Gelombang populisme ini juga terlihat di negara-negara lain, termasuk di Brasil dengan kemenangan Jair Bolsonaro dan di Filipina dengan Presiden Rodrigo Duterte. Nasionalisme dan populisme menjadi tantangan bagi lembaga internasional dan kerjasama multilateral, yang selama ini menjadi fondasi politik global pasca-Perang Dingin.
7. Arah Masa Depan: Dunia Multipolar dan Kerjasama Internasional
Di masa depan, politik global kemungkinan akan semakin multipolar, dengan lebih banyak negara besar yang berperan aktif dalam menciptakan kebijakan global. Untuk mengatasi tantangan-tantangan baru—seperti perubahan iklim, terorisme, ketidaksetaraan ekonomi, dan kesehatan global—kerjasama internasional akan semakin penting.

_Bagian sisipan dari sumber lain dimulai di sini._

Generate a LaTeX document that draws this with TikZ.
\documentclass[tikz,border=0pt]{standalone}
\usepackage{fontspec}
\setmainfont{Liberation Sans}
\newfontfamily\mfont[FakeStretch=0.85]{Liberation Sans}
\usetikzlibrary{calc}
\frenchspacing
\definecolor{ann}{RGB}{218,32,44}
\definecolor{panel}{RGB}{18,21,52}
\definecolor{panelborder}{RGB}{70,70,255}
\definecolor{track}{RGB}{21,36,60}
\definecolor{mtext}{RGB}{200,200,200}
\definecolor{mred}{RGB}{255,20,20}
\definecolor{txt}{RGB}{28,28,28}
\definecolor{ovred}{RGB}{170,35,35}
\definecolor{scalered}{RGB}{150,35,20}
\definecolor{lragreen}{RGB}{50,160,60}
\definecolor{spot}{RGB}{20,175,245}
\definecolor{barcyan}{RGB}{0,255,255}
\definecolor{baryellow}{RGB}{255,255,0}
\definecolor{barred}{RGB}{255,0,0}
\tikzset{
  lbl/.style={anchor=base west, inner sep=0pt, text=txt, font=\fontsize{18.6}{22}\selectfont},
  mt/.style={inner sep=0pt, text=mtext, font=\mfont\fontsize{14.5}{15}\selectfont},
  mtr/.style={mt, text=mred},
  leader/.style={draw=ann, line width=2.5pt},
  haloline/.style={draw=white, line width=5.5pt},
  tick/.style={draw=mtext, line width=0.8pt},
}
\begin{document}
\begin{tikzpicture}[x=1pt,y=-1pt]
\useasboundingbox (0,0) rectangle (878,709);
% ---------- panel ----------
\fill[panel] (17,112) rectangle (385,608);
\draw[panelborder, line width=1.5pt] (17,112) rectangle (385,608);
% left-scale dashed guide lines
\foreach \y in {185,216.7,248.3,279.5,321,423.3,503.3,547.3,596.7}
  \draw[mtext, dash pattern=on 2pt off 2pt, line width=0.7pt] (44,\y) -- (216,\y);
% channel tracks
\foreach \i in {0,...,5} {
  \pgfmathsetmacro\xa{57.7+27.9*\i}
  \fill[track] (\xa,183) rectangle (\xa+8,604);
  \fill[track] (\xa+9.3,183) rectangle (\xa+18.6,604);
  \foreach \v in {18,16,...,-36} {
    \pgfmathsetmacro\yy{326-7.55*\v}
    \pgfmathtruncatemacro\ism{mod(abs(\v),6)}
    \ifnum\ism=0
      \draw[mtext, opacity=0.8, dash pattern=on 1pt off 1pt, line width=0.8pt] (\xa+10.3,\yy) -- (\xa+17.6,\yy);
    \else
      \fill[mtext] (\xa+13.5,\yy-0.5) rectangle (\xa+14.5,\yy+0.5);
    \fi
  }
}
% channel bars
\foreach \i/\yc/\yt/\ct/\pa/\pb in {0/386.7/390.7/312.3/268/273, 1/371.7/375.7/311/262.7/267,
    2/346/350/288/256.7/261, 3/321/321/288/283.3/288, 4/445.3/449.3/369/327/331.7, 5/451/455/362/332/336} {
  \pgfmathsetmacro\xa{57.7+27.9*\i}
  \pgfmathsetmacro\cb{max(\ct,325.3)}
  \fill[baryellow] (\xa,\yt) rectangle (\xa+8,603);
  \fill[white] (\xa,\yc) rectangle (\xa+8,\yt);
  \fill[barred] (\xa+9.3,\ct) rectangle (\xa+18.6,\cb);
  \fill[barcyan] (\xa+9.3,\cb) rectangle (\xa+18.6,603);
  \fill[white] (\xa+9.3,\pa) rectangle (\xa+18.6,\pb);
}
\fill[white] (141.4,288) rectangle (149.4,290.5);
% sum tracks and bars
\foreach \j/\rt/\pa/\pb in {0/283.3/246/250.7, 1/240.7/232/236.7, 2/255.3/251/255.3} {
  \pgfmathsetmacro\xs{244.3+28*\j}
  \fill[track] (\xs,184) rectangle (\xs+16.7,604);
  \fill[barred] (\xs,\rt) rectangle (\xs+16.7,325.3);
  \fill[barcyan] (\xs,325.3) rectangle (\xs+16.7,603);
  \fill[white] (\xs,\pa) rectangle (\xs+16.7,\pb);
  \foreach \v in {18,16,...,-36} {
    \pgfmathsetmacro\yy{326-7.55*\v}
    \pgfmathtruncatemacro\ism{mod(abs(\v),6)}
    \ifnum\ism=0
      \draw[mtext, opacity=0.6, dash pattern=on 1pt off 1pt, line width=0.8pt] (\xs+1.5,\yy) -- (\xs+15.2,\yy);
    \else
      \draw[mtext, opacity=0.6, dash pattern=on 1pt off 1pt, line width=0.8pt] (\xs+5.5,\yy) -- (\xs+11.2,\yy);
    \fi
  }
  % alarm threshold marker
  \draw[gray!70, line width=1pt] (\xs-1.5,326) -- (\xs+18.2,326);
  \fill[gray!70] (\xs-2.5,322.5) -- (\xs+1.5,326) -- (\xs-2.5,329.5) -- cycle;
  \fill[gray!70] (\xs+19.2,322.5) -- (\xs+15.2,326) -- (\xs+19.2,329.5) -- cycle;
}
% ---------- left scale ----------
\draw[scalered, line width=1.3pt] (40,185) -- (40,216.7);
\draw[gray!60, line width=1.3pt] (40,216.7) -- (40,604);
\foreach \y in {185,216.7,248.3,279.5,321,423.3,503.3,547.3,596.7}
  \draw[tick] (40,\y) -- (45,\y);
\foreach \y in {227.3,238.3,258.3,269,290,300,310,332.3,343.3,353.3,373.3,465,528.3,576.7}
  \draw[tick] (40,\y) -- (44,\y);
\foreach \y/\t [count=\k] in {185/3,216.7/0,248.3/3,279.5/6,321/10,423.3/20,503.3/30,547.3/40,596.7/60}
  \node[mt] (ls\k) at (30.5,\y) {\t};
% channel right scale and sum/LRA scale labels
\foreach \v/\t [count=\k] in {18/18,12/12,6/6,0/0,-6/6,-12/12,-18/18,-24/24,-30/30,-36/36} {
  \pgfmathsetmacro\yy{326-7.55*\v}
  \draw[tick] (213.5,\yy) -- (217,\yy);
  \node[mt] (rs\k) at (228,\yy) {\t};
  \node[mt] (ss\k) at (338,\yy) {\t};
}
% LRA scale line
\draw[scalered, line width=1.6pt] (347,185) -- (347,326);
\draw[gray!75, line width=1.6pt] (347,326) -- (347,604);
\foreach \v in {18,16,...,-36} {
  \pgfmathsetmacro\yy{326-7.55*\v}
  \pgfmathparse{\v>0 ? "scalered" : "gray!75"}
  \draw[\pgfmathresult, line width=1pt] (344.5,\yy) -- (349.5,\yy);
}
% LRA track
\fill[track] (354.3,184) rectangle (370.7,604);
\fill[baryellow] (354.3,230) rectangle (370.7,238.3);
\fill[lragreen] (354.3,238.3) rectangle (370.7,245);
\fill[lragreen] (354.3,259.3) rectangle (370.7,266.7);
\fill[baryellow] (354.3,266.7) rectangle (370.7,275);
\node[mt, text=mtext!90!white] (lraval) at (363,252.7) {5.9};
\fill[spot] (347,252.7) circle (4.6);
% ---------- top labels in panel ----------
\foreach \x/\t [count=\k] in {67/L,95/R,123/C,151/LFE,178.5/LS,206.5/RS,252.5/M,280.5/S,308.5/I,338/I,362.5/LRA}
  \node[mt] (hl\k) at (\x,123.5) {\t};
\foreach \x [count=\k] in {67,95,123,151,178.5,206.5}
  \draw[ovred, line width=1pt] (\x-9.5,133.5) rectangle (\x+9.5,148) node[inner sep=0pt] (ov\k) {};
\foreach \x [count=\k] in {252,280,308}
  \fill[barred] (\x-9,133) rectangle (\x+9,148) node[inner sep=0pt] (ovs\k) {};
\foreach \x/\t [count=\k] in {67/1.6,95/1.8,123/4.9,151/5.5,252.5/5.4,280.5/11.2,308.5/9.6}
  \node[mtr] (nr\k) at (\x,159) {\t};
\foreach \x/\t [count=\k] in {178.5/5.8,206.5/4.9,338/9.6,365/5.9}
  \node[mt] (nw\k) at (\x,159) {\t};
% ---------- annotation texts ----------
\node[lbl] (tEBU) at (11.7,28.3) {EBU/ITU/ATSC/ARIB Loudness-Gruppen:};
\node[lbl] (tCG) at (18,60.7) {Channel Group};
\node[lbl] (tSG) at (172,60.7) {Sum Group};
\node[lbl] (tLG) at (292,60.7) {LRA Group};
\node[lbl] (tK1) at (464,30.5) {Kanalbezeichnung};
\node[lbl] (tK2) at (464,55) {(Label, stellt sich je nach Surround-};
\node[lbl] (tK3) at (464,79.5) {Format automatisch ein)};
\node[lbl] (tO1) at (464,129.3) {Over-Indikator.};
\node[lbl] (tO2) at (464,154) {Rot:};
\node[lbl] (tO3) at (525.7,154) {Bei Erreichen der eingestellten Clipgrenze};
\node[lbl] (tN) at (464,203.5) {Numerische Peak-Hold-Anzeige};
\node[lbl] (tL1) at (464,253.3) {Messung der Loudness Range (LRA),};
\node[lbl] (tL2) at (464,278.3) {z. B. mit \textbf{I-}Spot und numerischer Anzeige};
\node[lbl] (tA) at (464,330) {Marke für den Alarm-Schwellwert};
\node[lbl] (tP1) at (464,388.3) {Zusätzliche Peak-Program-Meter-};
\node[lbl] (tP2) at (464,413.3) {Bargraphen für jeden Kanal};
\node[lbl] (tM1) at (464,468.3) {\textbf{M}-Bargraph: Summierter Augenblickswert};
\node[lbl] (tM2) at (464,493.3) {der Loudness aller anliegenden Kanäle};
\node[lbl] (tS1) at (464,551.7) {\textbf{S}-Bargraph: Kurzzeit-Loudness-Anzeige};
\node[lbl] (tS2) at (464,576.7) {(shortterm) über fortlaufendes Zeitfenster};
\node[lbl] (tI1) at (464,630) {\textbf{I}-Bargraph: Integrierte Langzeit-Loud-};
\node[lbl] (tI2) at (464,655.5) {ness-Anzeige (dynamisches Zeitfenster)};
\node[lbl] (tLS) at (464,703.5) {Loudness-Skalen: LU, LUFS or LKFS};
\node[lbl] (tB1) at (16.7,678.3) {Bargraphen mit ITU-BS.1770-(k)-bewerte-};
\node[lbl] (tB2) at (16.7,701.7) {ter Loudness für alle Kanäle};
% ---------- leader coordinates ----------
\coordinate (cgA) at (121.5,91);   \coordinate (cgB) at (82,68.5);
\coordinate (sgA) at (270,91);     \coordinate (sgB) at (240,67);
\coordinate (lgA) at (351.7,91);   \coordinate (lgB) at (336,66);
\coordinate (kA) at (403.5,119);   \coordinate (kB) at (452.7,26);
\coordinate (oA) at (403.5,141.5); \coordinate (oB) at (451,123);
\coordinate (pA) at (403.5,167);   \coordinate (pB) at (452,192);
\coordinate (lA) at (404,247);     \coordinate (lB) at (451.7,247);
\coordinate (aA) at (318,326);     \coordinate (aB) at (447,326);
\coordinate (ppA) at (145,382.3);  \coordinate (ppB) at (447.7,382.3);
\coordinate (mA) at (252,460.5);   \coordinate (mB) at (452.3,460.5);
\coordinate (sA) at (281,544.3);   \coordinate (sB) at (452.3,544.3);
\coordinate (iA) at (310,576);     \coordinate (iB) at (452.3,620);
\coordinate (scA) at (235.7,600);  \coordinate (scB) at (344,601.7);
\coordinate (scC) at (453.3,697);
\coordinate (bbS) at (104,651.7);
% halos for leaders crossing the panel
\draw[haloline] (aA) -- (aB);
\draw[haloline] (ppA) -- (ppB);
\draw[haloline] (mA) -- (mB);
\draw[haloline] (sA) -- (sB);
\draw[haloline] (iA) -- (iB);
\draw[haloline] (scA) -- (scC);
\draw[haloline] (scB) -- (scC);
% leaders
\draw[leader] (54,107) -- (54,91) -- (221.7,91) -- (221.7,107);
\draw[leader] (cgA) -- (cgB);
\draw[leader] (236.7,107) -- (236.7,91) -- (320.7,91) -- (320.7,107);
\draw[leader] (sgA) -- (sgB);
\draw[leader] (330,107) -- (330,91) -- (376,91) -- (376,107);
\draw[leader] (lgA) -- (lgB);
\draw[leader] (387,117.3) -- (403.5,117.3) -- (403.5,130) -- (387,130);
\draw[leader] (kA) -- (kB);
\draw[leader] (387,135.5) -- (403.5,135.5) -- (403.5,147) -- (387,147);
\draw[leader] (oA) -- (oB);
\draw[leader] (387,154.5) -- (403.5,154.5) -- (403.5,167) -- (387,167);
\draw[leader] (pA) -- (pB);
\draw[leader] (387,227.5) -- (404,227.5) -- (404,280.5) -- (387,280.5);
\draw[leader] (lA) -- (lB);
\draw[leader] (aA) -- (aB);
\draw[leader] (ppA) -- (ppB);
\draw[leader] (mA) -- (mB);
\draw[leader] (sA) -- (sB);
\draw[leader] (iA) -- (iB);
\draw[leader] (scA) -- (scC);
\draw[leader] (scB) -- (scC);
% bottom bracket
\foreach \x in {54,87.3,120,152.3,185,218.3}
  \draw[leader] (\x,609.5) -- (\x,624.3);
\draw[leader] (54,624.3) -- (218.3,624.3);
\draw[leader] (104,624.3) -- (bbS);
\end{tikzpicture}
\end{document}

Meski terdapat ketegangan dan rivalitas antara kekuatan besar, banyak ahli percaya bahwa diplomasi dan multilateralism tetap menjadi kunci untuk menciptakan stabilitas dan perdamaian global. Dialog antarnegara, baik dalam forum PBB atau perjanjian perdagangan internasional, akan menjadi sarana penting dalam mengatasi masalah-masalah dunia.
Kesimpulan
Dinamika politik global setelah Perang Dingin menunjukkan bahwa meskipun tidak ada lagi pertempuran langsung antara dua blok besar, tantangan global yang baru muncul memerlukan kebijakan yang adaptif dan kerjasama internasional yang lebih besar. Dengan kebangkitan China, kebijakan proteksionis, perubahan iklim, dan masalah terorisme, dunia sedang menghadapi tantangan yang lebih kompleks. Namun, dengan dialog dan diplomasi yang tepat, masa depan politik global bisa diarahkan menuju dunia yang lebih adil dan stabil.